I’m sure that reasonable people, and poets, could disagree about any of these bits of wisdom. But I loved hearing what he had to say, and he left me with so much to think about. The intimacy of his poems makes so much sense to me given his advice about keeping extra people out of his poems. The idea of starting in Kansas, not Oz feels like a rule I might break, but now I’ll break it with purpose. And I will always cherish that advice about constructing a poem not for me, but for my reader.
This has been something of a fallow period for me in terms of writing poetry. I’ve got plenty of notes on a myriad of topics, but none of them have been calling out to me lately. It’s fall and I’ve been busy with other things, like painting the deck, and putting the garden to bed. But listening to Billy Collins speak has renewed my interest in the process again. I’m looking forward to the quieter weeks of winter.

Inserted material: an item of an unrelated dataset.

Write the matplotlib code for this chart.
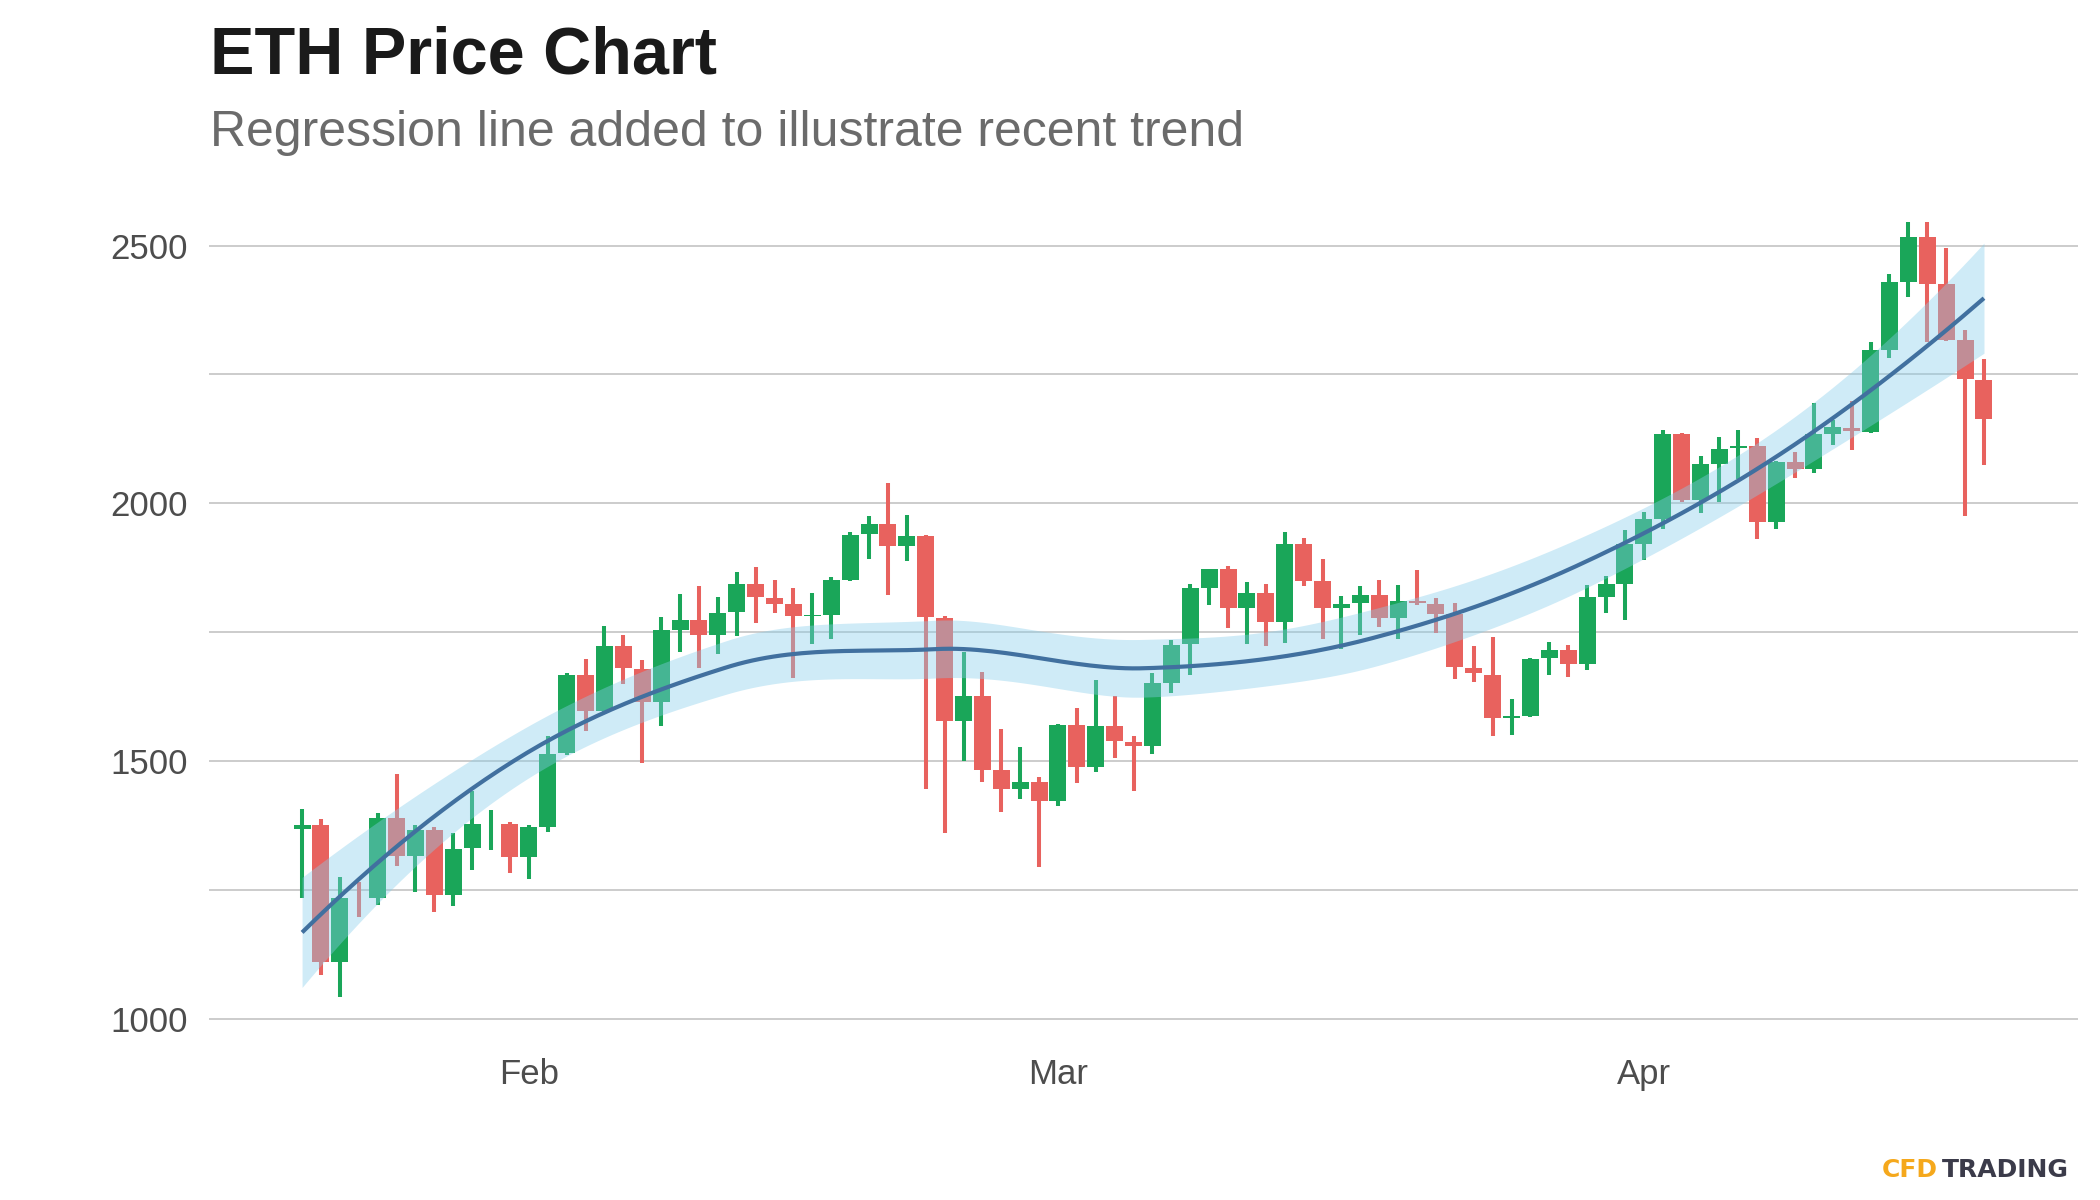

Today I’m sharing with you a poem I wrote last March after eating a particularly lovely apple on my lunch break at the library. It’s a reminder to me to recommit to the kind of noticing that poems are built upon. I’m headed to work today and looking forward to the busyness of books and people. And I’ve lots more to do in the garden before I hang up my snips for the season. But I feel ready to dive back in to a new season of poetry, as well, once the weather gives me permission to spend more time indoors.
An Ode to This Apple
Who can tell with certainty
when choosing an apple that
it will be crisp, not mealy?
That it will be bright
in flavor and not too sweet,
but sweet enough?
Who can tell? Not I.
If there is a secret,
some arcane knowledge
prior generations possessed,
I did not know of it
when I chose you from
the great mound in the grocery.
Who could have known
how like satin your skin
would feel against my lips
and the tip of my nose?
Who could have imagined
the perfect snap when my teeth
carved away that first bite?
Or the juice that would drip
from my chin, from an apple
in March in a place where
apples this fresh are dreamt
of only in September,
and rarely met even then.
We expect this sort of excess
from a peach and feel ourselves
ill-used when we don't receive it.
But an apple that keeps me
enthralled to the very last
greedy, scraping bite?
Who could imagine such
a thing, and how shall I ever
learn to live without it again?
Happy reading, everyone! Thanks for being here.
Who could imagine such
a thing, and how shall I ever
learn to live without it again?
❤️❤️❤️
I love this Tara, your perfect description of biting into your best-guess grocery store apple. And a memorable bit of advice from Billy Collins that good poems are not about self-expression but building something line by line for the reader.